✦ The Hyperlinked Bible

Isaiah 6:13; Isaiah 11:11-16

Hebrew Key Terms:

  • H2233 זֶרַע (zera) - seed, offspring
  • H6944 קֹדֶשׁ (qodesh) - holy
  • H7605 שְׁאָר (she'ar) - remnant
  • H8145 שֵׁנִי (sheni) - second (second exodus)

Context: Isaiah 6:13: After judgment reduces the land to a tenth, and even that is burned, "The holy seed (זֶרַע קֹדֶשׁ) is its stump." Life emerges from apparent death. Isaiah 11:11-16: "The Lord will extend his hand yet a second time (שֵׁנִית) to recover the remnant... He will raise a signal for the nations and will assemble the banished of Israel."

OT-to-OT Development:

  • "Holy seed" (זֶרַע קֹדֶשׁ) connects backward to the foundational seed promise of Genesis 3:15 — the woman's offspring who will crush the serpent. Isaiah reveals that this seed-line will be reduced to a mere stump before life springs from it again
  • "Second time" (שֵׁנִית, 11:11) explicitly recalls the first exodus from Egypt — the paradigmatic act of divine deliverance becomes the template for understanding future remnant-gathering. What God did once, He will do again on a greater scale
  • New exodus as remnant-gathering motif: Isaiah 11:15-16 parallels the Red Sea crossing ("the LORD will utterly destroy the tongue of the Sea of Egypt"), recasting eschatological hope in exodus categories
  • The "signal for the nations" (נֵס לַגּוֹיִם, 11:12) introduces a universal dimension absent from earlier remnant texts — the gathering now draws from "the four corners of the earth," not just from within Israel's borders
  • The stump image (מַצֶּבֶת, 6:13) connects directly to the "shoot from the stump of Jesse" in Isaiah 11:1, making the remnant and the Messiah inseparable — both emerge from the same stump

Connections:

Christological Connection: The "holy seed" from the stump is Christ.

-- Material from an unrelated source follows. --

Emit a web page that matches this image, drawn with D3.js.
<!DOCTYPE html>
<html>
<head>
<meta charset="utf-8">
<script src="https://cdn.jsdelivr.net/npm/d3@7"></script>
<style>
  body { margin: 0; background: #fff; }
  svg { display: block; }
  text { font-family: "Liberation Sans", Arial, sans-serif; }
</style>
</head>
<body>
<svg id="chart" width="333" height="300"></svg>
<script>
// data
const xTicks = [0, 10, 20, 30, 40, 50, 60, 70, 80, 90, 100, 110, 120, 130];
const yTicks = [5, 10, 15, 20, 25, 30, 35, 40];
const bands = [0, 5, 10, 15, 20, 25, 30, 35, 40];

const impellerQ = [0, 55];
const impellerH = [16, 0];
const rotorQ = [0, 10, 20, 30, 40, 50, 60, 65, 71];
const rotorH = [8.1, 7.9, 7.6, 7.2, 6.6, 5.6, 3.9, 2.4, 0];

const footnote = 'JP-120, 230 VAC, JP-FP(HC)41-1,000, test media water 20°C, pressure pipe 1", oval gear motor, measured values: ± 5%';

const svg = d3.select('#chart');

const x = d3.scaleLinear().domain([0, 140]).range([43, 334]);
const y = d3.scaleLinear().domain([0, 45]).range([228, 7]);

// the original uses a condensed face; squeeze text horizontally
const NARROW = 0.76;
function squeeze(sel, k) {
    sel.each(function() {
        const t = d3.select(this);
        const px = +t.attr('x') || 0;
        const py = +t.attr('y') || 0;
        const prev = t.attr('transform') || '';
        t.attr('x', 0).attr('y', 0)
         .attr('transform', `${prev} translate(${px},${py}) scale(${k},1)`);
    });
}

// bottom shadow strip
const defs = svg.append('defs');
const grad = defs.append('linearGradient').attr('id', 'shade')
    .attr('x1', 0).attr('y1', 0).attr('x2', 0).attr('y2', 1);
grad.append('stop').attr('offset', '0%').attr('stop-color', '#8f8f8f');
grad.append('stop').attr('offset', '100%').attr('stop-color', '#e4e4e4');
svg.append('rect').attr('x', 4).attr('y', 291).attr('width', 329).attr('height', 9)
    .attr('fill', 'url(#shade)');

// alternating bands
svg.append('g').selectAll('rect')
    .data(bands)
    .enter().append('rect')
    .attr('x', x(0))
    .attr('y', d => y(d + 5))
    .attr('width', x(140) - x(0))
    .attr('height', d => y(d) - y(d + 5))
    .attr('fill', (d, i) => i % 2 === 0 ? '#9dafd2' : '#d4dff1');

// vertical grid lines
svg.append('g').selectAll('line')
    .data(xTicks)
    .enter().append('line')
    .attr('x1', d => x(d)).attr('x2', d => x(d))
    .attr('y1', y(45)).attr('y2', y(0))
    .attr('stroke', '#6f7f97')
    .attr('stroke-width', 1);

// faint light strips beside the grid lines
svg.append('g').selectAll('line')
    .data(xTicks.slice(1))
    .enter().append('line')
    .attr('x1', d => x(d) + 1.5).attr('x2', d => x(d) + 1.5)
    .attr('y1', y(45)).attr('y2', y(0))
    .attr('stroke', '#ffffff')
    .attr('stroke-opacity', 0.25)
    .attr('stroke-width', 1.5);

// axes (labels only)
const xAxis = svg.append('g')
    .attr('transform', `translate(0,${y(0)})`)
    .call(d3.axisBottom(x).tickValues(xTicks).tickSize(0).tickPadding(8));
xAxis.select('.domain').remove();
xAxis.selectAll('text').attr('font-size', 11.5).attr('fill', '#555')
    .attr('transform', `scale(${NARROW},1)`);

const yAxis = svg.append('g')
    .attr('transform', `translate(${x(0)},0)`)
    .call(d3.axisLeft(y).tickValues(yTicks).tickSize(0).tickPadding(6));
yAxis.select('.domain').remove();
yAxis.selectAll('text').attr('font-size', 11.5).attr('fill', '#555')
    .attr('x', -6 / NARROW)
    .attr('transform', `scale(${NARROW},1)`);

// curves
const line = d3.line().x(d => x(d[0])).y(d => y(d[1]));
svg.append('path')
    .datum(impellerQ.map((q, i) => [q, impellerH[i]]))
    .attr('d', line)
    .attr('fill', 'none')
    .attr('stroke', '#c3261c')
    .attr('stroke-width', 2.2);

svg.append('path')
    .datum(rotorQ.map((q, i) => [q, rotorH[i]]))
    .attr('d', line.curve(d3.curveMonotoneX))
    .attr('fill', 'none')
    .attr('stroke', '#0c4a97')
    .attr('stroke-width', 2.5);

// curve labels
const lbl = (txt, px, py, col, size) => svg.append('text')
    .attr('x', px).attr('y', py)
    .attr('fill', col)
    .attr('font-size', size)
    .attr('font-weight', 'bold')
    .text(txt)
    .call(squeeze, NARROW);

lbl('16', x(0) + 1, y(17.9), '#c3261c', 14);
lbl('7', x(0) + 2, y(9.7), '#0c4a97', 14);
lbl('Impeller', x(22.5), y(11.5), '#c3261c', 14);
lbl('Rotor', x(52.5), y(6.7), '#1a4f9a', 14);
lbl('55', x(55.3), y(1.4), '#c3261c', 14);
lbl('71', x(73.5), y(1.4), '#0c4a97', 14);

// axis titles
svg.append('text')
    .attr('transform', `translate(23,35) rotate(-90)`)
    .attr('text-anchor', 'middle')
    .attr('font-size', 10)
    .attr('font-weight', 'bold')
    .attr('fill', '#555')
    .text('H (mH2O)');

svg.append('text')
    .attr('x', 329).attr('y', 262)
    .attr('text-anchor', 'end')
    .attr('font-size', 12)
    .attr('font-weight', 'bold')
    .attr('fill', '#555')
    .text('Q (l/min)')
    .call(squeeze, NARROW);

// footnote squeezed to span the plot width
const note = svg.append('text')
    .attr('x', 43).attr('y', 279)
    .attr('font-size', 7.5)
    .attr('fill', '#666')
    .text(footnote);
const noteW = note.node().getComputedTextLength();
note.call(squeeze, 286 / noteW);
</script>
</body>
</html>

Isaiah makes this connection explicit by placing the stump of 6:13 directly before the "shoot from the stump of Jesse" in Isaiah 11:1 and the "root of Jesse" who stands as "a signal for the peoples" in Isaiah 11:10. The remnant and the Messiah share the same origin — the stump of judgment. Israel is cut down to a stump; from that stump comes one shoot, one holy seed, who IS the remnant reduced to its irreducible minimum. Christ is the faithful Israel who survives the judgment that fells the rest. He is the holy seed who passes through death (the cross as the ultimate "burning" of the stump) and emerges alive.

The "second exodus" of 11:11-16 is accomplished through Christ who leads His people out of a bondage greater than Egypt — bondage to sin and death (Luke 9:31, where Jesus discusses His "exodus" [ἔξοδον] at the Transfiguration). The escalation is dramatic: the first exodus delivered one nation from one empire; Christ's exodus delivers people "from every nation, from all tribes and peoples and languages" (Rev 7:9) from the dominion of Satan himself. The "signal raised for the nations" (Isa 11:12) finds its antitype in the cross — the banner lifted up that draws all people to Christ (John 12:32: "I, when I am lifted up from the earth, will draw all people to myself").

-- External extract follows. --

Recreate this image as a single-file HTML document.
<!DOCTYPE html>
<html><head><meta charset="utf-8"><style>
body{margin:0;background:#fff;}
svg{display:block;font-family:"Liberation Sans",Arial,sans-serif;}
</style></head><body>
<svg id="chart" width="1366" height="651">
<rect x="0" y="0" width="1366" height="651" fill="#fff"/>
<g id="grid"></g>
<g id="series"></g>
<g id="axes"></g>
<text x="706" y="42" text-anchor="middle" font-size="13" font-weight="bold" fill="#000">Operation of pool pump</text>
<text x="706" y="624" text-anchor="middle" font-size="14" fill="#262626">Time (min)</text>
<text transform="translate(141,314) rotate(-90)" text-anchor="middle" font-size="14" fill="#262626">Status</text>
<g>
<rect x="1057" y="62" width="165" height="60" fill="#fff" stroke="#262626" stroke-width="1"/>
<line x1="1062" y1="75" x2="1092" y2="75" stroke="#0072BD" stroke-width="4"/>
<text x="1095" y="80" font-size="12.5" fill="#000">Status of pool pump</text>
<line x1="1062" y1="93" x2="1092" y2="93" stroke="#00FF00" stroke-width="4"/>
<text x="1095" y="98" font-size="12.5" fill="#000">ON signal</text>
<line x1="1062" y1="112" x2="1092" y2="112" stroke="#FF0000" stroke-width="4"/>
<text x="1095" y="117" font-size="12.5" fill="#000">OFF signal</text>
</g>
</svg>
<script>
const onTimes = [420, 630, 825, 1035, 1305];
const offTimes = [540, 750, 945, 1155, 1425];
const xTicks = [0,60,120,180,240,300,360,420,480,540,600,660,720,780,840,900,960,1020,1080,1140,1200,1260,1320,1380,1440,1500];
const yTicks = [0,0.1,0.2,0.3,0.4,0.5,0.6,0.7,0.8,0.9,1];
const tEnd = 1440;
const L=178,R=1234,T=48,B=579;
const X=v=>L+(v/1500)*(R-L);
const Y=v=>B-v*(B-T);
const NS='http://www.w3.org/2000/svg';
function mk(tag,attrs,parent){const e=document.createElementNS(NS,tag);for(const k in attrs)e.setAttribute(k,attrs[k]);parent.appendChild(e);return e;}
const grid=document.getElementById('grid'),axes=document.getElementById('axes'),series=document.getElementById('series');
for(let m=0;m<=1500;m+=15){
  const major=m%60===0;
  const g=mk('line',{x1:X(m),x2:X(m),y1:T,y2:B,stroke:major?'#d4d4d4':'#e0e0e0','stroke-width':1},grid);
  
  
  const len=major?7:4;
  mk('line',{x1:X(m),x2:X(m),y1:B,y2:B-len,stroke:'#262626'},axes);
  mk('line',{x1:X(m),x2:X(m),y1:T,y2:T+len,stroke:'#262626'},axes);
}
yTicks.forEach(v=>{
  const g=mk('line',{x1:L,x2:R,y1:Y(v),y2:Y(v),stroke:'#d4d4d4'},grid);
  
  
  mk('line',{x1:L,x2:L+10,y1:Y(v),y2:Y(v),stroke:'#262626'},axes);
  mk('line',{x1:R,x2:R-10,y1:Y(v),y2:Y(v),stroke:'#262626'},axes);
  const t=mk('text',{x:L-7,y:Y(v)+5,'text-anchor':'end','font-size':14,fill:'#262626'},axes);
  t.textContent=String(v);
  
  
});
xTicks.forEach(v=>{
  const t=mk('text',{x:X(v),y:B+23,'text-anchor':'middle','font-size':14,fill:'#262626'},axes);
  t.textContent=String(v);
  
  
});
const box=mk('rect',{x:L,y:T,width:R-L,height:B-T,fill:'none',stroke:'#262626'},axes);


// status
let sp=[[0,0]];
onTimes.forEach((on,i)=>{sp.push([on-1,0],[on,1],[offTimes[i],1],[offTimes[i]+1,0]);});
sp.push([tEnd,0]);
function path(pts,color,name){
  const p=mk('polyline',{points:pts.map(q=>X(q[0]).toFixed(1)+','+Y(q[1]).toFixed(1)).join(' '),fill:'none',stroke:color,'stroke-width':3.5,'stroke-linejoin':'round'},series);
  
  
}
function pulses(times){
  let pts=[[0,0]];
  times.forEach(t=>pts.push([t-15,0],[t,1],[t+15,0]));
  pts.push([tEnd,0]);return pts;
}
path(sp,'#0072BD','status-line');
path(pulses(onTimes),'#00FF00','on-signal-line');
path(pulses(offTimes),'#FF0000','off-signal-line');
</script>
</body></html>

The worldwide gathering of the remnant "from the four corners of the earth" (11:12) is fulfilled as the gospel goes to all nations and gathers the elect into one body in Christ (Eph 1:10: God's plan "to unite all things in him"). The remnant principle — narrowing through judgment, then expanding through grace — reaches its climax in Christ: narrowed to one man on a cross, then expanded to a multitude no one can number.

In the already/not-yet framework: the "second exodus" has already begun — believers have been "delivered from the domain of darkness and transferred to the kingdom of his beloved Son" (Col 1:13). But the gathering continues. The "signal for the nations" is still being raised as the gospel advances. The consummation awaits the final ingathering when Christ returns and "all Israel will be saved" (Rom 11:26).

ANTI-DEFAULT CHECK: Promise-Fulfillment is the primary method for Isaiah 11:11-16 — these are explicit prophetic promises about a future gathering. Typology is also warranted: the first exodus genuinely typifies the greater exodus Christ accomplishes (all five criteria met — analogical correspondence in divine deliverance from bondage, historicity of both events, escalation from physical to spiritual/cosmic, forward-pointing indicators in Isaiah's own "second time" language, and retrospective clarity from Luke 9:31). Longitudinal Theme is appropriate for the seed motif (Gen 3:15 → holy seed → Christ).

Connection Method(s): Promise-Fulfillment; Typology (Providential, Forward-Looking); Longitudinal Theme — The "holy seed" from the stump points to Christ the Branch (Isa 11:1), and the "second exodus" gathering of the remnant is fulfilled as Christ leads His people out of spiritual bondage through the gospel to all nations.